> [What is asked] Wherever the word "page" shows up in a line, please copy that line.

-- Begin --

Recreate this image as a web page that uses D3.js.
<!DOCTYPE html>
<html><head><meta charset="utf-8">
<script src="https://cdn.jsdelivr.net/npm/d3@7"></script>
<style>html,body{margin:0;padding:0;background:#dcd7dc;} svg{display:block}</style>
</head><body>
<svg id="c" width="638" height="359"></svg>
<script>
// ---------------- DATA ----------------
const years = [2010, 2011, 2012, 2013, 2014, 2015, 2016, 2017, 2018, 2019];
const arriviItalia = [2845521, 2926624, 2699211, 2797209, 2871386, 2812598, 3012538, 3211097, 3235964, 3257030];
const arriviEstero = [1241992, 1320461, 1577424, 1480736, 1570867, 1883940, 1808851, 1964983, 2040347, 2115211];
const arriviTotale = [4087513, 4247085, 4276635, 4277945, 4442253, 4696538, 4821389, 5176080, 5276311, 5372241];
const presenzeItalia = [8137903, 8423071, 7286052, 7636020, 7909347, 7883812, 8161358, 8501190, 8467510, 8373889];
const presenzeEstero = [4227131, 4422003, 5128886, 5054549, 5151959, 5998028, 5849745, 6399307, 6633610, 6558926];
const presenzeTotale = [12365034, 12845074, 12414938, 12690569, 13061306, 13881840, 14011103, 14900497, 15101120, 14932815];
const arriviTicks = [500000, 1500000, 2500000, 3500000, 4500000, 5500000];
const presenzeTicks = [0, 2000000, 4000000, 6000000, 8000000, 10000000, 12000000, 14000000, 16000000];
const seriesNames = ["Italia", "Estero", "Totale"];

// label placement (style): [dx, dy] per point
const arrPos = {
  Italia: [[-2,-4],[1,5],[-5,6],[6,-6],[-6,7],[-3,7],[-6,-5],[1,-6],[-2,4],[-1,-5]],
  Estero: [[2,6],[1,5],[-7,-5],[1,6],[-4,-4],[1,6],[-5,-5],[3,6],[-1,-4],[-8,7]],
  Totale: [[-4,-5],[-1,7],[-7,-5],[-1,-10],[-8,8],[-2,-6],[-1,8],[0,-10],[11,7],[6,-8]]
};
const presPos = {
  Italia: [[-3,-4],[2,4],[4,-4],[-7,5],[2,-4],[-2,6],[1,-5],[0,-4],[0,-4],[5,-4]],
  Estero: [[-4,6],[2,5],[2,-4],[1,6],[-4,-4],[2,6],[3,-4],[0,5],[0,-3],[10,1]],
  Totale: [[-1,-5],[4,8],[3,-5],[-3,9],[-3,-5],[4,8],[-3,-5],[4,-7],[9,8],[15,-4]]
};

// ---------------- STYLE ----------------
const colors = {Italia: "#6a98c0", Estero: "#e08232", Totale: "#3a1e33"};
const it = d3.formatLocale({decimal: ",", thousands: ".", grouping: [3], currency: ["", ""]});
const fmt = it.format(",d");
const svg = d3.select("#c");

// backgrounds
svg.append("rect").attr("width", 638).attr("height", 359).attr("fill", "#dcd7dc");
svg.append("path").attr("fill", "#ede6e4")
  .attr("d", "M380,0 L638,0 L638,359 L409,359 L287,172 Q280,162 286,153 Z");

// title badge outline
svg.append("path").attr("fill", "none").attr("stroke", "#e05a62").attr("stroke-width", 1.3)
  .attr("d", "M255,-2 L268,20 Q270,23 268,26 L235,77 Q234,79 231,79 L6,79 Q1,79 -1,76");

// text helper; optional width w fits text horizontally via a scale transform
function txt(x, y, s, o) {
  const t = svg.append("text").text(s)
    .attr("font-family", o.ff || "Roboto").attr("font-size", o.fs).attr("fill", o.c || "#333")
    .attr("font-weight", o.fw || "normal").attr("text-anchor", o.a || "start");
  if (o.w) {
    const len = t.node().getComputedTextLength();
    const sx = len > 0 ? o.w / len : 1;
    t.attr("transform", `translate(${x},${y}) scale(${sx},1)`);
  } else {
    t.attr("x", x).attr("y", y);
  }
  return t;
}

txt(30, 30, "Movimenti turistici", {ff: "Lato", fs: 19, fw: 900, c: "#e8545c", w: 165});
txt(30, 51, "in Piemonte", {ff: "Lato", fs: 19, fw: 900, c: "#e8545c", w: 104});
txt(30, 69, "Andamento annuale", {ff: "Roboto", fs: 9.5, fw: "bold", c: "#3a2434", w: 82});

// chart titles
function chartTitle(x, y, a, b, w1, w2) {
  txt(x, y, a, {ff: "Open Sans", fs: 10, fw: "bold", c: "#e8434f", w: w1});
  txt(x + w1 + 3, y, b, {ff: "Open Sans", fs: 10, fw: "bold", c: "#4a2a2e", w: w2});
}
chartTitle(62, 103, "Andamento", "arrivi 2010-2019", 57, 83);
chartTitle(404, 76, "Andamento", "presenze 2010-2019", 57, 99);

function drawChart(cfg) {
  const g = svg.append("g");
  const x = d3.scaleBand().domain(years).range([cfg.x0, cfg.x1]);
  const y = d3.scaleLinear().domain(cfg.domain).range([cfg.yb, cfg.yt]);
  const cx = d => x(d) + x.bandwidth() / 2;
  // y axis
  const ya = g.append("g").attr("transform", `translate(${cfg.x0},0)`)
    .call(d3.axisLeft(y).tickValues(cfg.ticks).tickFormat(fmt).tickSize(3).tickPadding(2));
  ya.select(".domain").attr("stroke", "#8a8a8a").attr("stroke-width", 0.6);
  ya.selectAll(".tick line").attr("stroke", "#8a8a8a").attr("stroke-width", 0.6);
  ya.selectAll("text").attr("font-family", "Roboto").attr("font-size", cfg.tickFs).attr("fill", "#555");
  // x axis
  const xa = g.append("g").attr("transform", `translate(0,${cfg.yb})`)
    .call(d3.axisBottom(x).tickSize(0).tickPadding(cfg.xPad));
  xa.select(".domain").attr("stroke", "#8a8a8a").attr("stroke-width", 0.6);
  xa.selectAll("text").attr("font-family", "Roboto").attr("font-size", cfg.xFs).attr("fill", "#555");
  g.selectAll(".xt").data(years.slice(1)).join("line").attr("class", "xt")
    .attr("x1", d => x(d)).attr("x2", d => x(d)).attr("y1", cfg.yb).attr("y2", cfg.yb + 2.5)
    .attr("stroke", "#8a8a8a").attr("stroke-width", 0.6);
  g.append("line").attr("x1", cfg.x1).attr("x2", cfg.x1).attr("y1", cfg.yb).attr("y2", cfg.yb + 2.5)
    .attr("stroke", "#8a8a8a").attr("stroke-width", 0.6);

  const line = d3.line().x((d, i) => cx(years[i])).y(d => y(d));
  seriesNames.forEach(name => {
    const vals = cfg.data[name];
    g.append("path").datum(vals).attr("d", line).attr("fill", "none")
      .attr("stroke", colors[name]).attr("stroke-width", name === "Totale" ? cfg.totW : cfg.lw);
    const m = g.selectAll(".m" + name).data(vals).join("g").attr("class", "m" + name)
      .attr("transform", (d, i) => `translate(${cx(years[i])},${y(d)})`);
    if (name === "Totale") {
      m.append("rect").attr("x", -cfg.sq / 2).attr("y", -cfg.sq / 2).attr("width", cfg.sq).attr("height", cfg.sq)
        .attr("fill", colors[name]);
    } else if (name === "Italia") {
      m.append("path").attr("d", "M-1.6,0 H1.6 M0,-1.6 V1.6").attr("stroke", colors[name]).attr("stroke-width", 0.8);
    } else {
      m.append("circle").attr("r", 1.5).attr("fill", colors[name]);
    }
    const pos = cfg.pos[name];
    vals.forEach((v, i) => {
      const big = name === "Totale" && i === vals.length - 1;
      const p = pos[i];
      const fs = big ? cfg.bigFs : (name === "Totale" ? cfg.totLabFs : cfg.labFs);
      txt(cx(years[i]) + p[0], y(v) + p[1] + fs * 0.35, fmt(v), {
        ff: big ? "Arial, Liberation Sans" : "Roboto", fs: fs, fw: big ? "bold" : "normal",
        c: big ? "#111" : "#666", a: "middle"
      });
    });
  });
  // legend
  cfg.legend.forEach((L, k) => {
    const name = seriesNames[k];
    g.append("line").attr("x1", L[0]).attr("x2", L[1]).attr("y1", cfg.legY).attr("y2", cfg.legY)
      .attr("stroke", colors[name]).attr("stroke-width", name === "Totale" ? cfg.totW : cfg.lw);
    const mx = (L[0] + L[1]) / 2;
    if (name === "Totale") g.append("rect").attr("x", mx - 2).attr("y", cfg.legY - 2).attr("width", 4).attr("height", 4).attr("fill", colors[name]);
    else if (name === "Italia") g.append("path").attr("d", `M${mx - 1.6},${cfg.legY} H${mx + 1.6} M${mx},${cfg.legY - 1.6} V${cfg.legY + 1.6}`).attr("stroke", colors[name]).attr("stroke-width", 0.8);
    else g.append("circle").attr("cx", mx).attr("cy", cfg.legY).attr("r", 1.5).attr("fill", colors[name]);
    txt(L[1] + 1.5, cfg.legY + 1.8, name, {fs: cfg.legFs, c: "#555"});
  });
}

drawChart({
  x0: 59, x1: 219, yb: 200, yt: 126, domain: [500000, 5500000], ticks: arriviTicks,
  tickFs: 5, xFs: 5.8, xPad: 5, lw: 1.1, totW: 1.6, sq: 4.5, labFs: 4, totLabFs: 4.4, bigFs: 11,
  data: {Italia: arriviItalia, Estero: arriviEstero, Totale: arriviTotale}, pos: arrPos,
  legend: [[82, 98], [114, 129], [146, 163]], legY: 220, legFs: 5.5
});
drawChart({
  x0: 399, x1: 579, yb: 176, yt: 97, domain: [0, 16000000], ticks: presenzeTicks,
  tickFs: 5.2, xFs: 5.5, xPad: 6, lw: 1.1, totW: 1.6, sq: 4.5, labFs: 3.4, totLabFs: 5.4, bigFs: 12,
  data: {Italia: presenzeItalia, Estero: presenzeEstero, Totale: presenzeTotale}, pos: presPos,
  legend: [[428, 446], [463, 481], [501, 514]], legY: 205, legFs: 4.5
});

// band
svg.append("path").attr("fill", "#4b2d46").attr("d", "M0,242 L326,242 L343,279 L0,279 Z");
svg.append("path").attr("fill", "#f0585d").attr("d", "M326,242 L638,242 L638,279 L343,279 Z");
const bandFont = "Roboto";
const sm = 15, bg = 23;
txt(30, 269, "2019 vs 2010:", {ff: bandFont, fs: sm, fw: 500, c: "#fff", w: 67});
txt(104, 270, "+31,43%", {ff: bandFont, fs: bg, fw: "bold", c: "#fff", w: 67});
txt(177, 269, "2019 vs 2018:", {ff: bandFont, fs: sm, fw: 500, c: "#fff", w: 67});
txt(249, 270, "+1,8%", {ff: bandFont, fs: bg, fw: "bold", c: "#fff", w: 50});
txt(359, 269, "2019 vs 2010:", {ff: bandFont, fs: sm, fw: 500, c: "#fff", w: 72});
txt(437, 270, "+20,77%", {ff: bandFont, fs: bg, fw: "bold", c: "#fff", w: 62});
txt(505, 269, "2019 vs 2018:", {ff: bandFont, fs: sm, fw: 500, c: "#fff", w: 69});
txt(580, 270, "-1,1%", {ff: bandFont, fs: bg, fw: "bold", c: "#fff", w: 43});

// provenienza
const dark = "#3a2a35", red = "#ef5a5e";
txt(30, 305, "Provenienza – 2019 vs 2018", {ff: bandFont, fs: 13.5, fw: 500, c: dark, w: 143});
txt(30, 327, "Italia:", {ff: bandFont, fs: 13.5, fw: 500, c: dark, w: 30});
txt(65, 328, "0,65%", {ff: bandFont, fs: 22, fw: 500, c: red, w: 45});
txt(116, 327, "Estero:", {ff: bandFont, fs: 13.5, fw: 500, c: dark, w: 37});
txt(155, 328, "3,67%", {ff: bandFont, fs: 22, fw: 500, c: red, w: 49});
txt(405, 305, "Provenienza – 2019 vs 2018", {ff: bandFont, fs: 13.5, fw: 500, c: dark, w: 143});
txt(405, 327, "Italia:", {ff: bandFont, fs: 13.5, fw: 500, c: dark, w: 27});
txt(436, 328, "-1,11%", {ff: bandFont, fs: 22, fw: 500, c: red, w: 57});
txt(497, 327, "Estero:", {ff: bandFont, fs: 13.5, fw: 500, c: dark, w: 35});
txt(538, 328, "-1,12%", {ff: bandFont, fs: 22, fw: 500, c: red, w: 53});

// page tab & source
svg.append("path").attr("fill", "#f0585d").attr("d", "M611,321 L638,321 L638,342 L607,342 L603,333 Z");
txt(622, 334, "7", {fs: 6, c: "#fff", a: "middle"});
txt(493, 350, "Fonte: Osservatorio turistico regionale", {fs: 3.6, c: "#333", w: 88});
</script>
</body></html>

-- End --
-- Begin --

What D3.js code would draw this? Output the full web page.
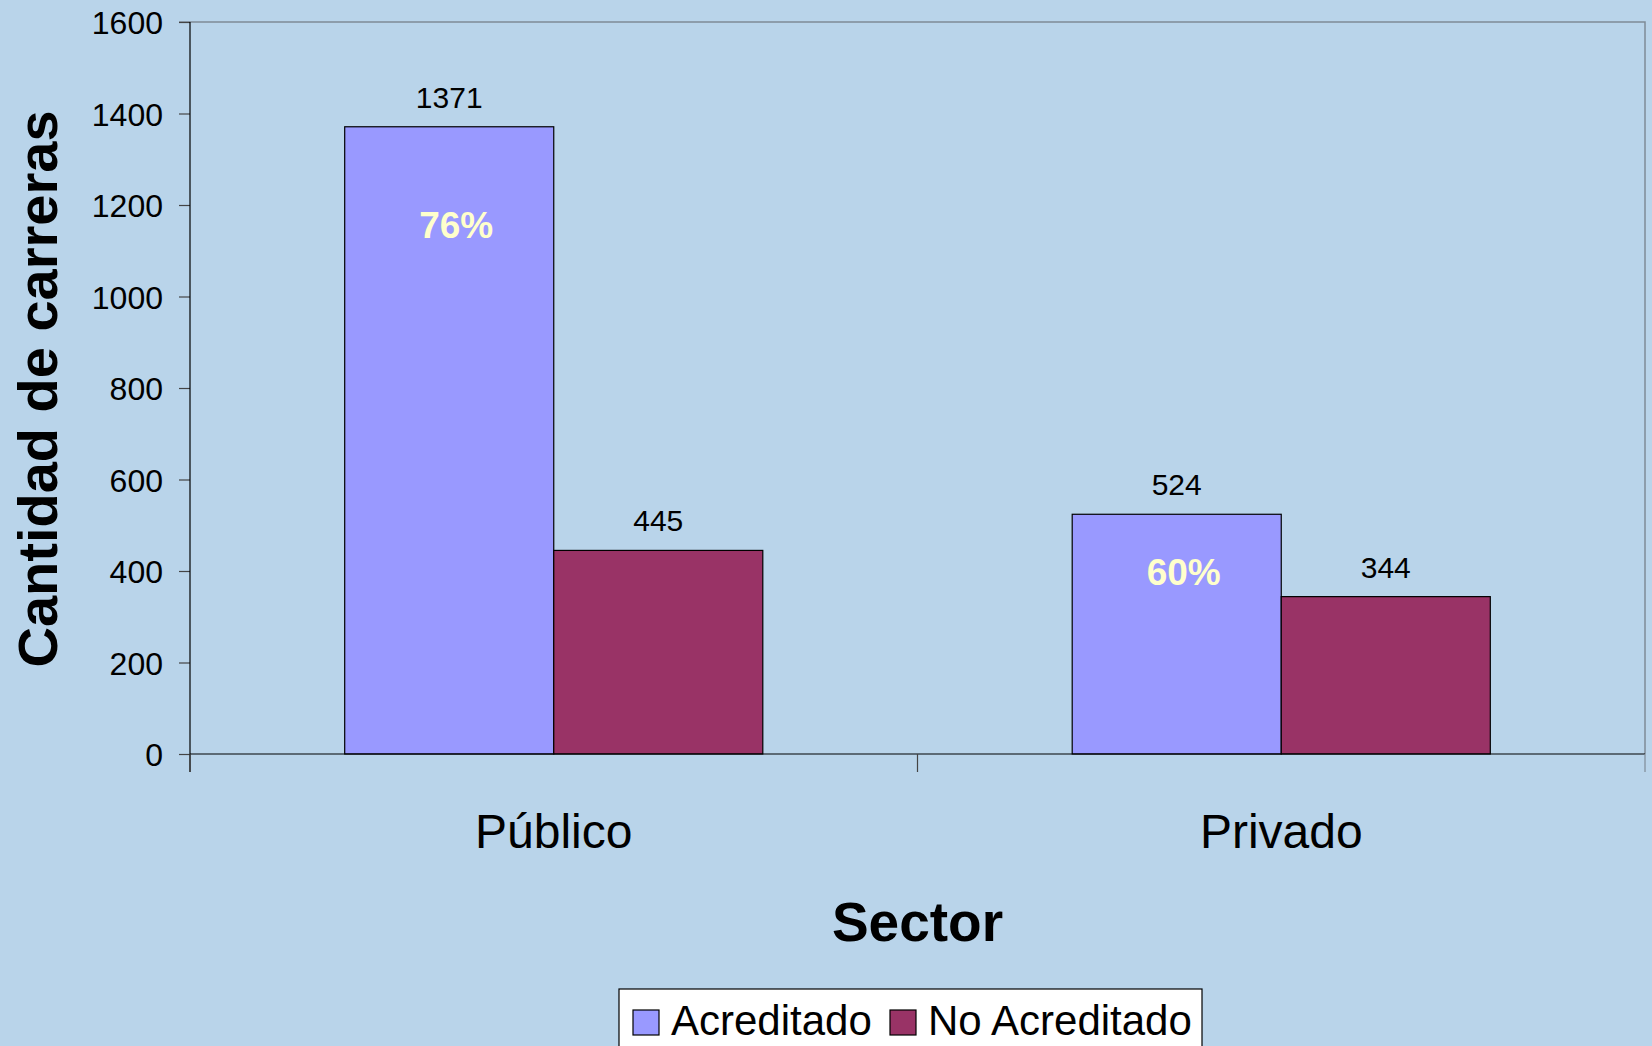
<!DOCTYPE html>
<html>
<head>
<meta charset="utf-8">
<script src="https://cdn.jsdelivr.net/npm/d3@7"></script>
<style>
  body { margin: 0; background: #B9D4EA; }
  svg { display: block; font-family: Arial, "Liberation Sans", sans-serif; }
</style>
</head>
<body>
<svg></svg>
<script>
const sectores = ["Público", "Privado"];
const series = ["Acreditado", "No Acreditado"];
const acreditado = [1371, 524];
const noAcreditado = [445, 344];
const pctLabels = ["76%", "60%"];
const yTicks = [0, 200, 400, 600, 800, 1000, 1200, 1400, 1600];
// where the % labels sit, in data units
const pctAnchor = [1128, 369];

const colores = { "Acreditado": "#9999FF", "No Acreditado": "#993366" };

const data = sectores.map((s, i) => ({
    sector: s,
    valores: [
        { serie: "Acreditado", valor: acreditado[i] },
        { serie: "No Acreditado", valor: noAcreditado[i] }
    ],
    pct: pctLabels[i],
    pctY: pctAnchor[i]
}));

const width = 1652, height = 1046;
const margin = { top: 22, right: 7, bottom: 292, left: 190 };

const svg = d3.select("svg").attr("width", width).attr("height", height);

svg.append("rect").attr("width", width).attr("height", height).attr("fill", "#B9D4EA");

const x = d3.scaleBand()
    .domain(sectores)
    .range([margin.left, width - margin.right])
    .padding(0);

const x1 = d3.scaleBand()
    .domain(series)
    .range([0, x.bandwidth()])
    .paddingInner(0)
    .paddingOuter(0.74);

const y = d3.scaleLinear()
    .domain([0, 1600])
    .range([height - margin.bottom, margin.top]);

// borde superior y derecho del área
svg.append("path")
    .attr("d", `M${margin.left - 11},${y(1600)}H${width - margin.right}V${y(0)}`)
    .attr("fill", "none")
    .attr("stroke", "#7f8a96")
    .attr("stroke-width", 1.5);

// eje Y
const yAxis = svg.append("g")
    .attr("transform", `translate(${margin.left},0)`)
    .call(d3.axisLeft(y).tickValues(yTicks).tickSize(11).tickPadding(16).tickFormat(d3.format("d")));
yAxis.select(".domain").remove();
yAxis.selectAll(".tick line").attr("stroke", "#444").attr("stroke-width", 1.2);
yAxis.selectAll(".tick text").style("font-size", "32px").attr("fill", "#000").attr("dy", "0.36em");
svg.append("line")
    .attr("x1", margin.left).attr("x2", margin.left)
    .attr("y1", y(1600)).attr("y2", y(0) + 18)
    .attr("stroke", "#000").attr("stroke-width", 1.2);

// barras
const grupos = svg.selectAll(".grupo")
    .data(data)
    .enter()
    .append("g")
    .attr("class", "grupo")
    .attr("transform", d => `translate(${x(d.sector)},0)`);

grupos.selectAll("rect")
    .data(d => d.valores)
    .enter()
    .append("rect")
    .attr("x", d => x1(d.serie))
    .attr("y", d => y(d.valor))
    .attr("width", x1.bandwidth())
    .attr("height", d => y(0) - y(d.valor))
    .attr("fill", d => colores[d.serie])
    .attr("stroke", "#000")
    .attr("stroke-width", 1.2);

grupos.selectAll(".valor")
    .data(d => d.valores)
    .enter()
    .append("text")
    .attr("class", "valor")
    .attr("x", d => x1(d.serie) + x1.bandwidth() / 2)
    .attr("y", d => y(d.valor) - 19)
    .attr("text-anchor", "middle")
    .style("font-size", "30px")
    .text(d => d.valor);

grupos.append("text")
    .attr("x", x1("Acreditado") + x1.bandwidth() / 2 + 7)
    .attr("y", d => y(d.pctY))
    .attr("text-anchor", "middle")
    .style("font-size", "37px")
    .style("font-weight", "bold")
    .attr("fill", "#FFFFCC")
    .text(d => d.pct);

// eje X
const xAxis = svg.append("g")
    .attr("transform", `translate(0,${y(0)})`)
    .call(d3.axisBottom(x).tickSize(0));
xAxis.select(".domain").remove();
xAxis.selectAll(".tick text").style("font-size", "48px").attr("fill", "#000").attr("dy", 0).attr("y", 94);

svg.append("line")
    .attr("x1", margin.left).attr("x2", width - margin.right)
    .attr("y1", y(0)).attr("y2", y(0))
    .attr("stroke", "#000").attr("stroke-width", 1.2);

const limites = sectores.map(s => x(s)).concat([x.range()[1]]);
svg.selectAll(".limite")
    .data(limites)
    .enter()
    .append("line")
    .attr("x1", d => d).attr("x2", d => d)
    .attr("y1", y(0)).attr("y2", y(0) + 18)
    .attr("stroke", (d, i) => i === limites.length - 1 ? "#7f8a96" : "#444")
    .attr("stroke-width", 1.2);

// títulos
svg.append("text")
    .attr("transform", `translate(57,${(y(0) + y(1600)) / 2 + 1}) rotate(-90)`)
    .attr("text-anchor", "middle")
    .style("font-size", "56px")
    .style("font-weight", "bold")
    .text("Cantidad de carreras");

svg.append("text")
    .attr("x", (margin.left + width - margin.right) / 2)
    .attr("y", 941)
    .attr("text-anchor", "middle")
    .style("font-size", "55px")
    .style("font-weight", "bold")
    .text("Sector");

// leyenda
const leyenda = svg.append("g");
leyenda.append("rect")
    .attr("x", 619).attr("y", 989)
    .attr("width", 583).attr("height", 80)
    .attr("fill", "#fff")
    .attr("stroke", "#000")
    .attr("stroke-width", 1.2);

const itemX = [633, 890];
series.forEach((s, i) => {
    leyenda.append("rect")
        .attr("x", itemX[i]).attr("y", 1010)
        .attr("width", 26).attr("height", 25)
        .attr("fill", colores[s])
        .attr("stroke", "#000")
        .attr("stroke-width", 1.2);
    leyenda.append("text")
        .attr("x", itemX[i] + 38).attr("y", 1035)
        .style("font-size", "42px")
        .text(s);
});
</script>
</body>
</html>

-- End --
-- Begin --

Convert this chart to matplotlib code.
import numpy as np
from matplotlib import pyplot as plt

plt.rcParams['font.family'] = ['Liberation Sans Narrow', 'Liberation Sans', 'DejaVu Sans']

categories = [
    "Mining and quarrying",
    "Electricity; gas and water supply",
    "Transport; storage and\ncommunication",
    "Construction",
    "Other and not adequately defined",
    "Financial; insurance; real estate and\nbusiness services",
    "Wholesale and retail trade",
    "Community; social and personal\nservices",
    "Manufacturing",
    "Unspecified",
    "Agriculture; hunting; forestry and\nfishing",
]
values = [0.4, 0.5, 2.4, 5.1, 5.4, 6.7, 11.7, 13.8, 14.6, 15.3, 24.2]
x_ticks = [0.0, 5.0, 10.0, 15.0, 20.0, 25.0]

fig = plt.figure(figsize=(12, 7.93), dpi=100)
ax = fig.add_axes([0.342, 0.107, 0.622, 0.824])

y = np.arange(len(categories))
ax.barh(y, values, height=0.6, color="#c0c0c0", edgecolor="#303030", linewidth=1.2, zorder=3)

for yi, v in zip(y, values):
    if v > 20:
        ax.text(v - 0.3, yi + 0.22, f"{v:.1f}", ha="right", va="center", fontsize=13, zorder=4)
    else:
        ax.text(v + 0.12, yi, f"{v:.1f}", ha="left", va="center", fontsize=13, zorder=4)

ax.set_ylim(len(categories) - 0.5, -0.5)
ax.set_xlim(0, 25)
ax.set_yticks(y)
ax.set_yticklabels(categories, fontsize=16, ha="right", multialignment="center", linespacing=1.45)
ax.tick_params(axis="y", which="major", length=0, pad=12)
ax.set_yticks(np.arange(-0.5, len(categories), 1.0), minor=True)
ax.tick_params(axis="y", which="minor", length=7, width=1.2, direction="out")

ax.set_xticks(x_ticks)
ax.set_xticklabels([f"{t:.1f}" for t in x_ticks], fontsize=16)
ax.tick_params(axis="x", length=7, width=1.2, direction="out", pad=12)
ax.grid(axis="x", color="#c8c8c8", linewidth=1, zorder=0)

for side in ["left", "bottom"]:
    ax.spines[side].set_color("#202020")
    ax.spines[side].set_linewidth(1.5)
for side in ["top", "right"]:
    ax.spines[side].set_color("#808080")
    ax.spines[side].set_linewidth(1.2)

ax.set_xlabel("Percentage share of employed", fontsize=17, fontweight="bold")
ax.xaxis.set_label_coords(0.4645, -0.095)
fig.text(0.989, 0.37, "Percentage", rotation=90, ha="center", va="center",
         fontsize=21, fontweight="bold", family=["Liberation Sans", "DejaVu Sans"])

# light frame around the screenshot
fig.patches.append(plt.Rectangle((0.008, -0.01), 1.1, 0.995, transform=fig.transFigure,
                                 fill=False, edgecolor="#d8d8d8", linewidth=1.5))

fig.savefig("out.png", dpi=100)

-- End --

> [Finished exercise]
Recreate this image as a web page that uses D3.js.
// page tab & source
What D3.js code would draw this? Output the full web page.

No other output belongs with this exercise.